Sunday, 8 November 2009

Stockmarkets & Economies Divide

The UK economy has been sick as a dog for well over a year now and remains in recession. So why has the UK stockmarket been performing pretty well this year?. Aren’t stockmarkets supposed to be a good indicator of a country’s economic health?

The possible reasons for this are many, but let’s look at the most likely, starting with the obvious. Fears of a global financial meltdown during 2008 hit stockmarkets incredibly hard, so when the banking system didn’t collapse investors breathed a huge sigh of relief and markets (especially bank shares) rose as a result, despite many global economies still being in deep water.

In the UK this has been exacerbated by the dominance of the financial sector on the stockmarket. Financial companies make up about a quarter of the FTSE 100 Index, so they have a big influence on overall performance.

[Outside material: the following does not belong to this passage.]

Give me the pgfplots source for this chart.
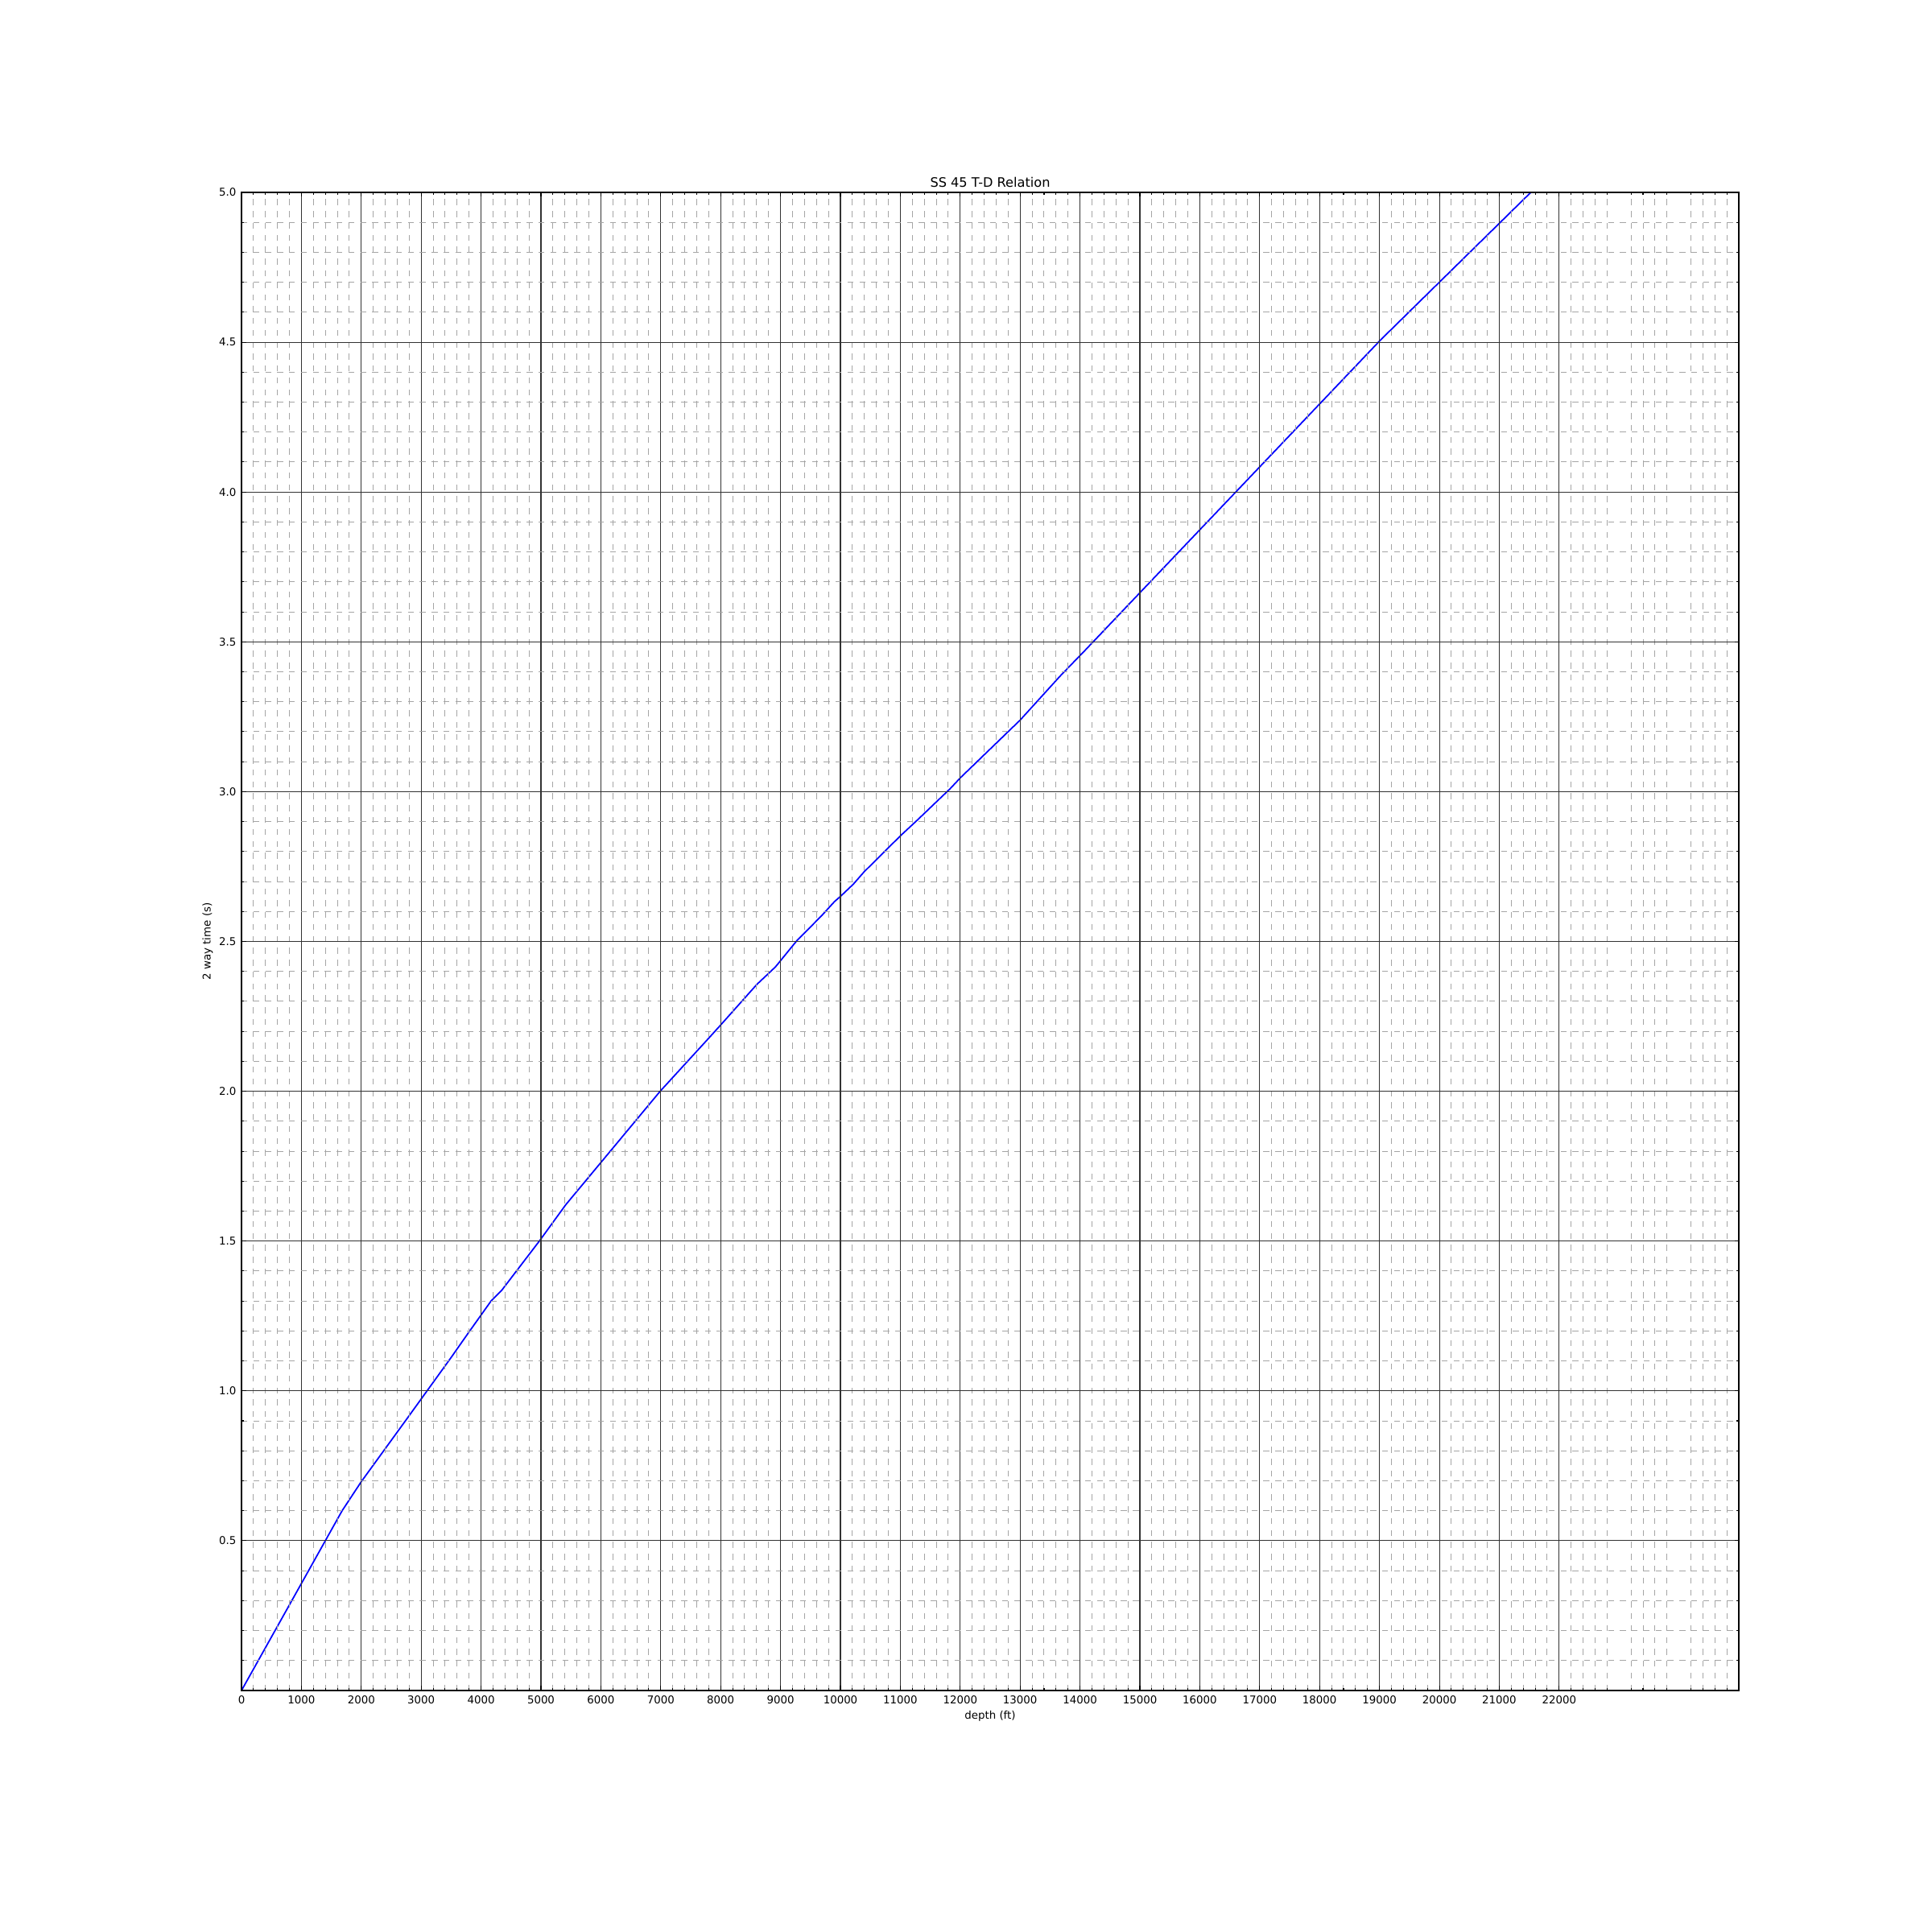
\documentclass[border=0pt]{standalone}
\usepackage{fontspec}
\setmainfont{DejaVu Sans}
\usepackage{pgfplots}
\pgfplotsset{compat=1.18}
\definecolor{minorgray}{RGB}{165,165,165}
\definecolor{majorgray}{RGB}{50,50,50}
\def\minorx{200}
\foreach \k in {2,...,124}{\pgfmathtruncatemacro\r{mod(\k,5)}\ifnum\r>0 \edef\v{\the\numexpr200*\k\relax}\xdef\minorx{\minorx,\v}\fi}
\begin{document}
\begin{tikzpicture}
\path[use as bounding box] (-3cm,-3cm) rectangle (21cm,21cm);
\begin{axis}[
  at={(0,0)}, anchor=south west,
  scale only axis, width=18.6cm, height=18.61cm,
  xmin=0, xmax=25000, ymin=0, ymax=5,
  scaled x ticks=false, scaled y ticks=false,
  xtick={0,1000,...,22000},
  minor xtick/.expanded=\minorx,
  ytick={0.5,1.0,1.5,2.0,2.5,3.0,3.5,4.0,4.5,5.0},
  minor ytick={0.1,0.2,0.3,0.4,0.6,0.7,0.8,0.9,1.1,1.2,1.3,1.4,1.6,1.7,1.8,1.9,2.1,2.2,2.3,2.4,2.6,2.7,2.8,2.9,3.1,3.2,3.3,3.4,3.6,3.7,3.8,3.9,4.1,4.2,4.3,4.4,4.6,4.7,4.8,4.9},
  grid=both,
  major grid style={draw=majorgray, line width=0.3pt},
  minor grid style={draw=minorgray, line width=0.28pt, dash pattern=on 2.1pt off 2.1pt},
  axis line style={black, line width=0.5pt},
  axis on top,
  tick align=inside,
  major tick length=0.055cm, minor tick length=0.027cm,
  tick style={black, line width=0.3pt},
  /pgf/number format/assume math mode=true,
  xticklabel style={font=\fontsize{3.8}{4.5}\selectfont, anchor=base, yshift=-0.165cm, inner sep=0pt},
  yticklabel style={font=\fontsize{3.8}{4.5}\selectfont, anchor=east, xshift=-0.06cm, inner sep=0pt,
     /pgf/number format/fixed, /pgf/number format/fixed zerofill, /pgf/number format/precision=1},
  xticklabel={\pgfmathprintnumber[1000 sep={},fixed,precision=0]{\tick}},
  clip=true,
]
\addplot[blue, line width=0.5pt] coordinates {
(0,0) (1400,0.5) (1680,0.60) (2000,0.697) (2755,0.905) (3495,1.11) (3800,1.197)
(4167,1.30) (4346,1.336) (4973,1.50) (5413,1.621) (6990,2.0) (7796,2.176)
(8000,2.221) (8602,2.356) (8915,2.415) (9274,2.503) (9677,2.584) (9901,2.633)
(10004,2.651) (10215,2.691) (10394,2.732) (11004,2.853) (11268,2.902)
(11828,3.009) (12007,3.047) (13002,3.239) (13665,3.385) (14077,3.47)
(19016,4.507) (21527,5.0)
};
\end{axis}
\node[anchor=base, inner sep=0pt, font=\fontsize{4.6}{5.5}\selectfont] at (9.3cm,18.677cm) {SS 45 T-D Relation};
\node[anchor=center, inner sep=0pt, font=\fontsize{3.8}{4.5}\selectfont] at (9.3cm,-0.32cm) {depth (ft)};
\node[anchor=center, inner sep=0pt, rotate=90, font=\fontsize{3.8}{4.5}\selectfont] at (-0.42cm,9.305cm) {2 way time (s)};
\end{tikzpicture}
\end{document}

Aside from financials, the other big UK stockmarket sector is oil & gas. Performance of these shares has very little to do with the UK economy and a lot to do with global demand for energy, especially from emerging markets such as China.

So we can’t ignore the fact that Britain is not an island when it comes to stockmarkets. Many companies listed on the London Stock Exchange trade globally, meaning their fortunes depend on economies overseas and not just the UK - only around a third of UK stockmarket revenues come from Britain. The weak Pound (a symptom of our depressed economy) has also helped boost these overseas revenues, as they’re worth more when converted back to Sterling – good news for some share prices.

Companies in areas that rely heavily on UK customers, such as construction, leisure and retail have found the going harder and these sectors continue to lag most of their stockmarket peers.

Finally, let’s consider expectations. If stockmarkets are efficient then they should reflect where investors think the future is headed. They’ll buy shares (pushing up prices) when they think prospects are rosy and sell when they think the future is grim. Does a rising stockmarket this year mean investors think the economy will be taking a turn for the better sometime soon? Is there simply a lag between the two? History suggests this might be the case, but also that investors are quite often wrong too!

My own view, for what it’s worth, is that this time they’ve got it wrong. I think the UK economy will remain troubled for at least another year or two yet and the stockmarket will struggle too, despite some possible respite for the reasons covered above.

In summary, while stockmarkets do appear to generally reflect economic health over periods of several years, it’s less likely short term, especially in the UK.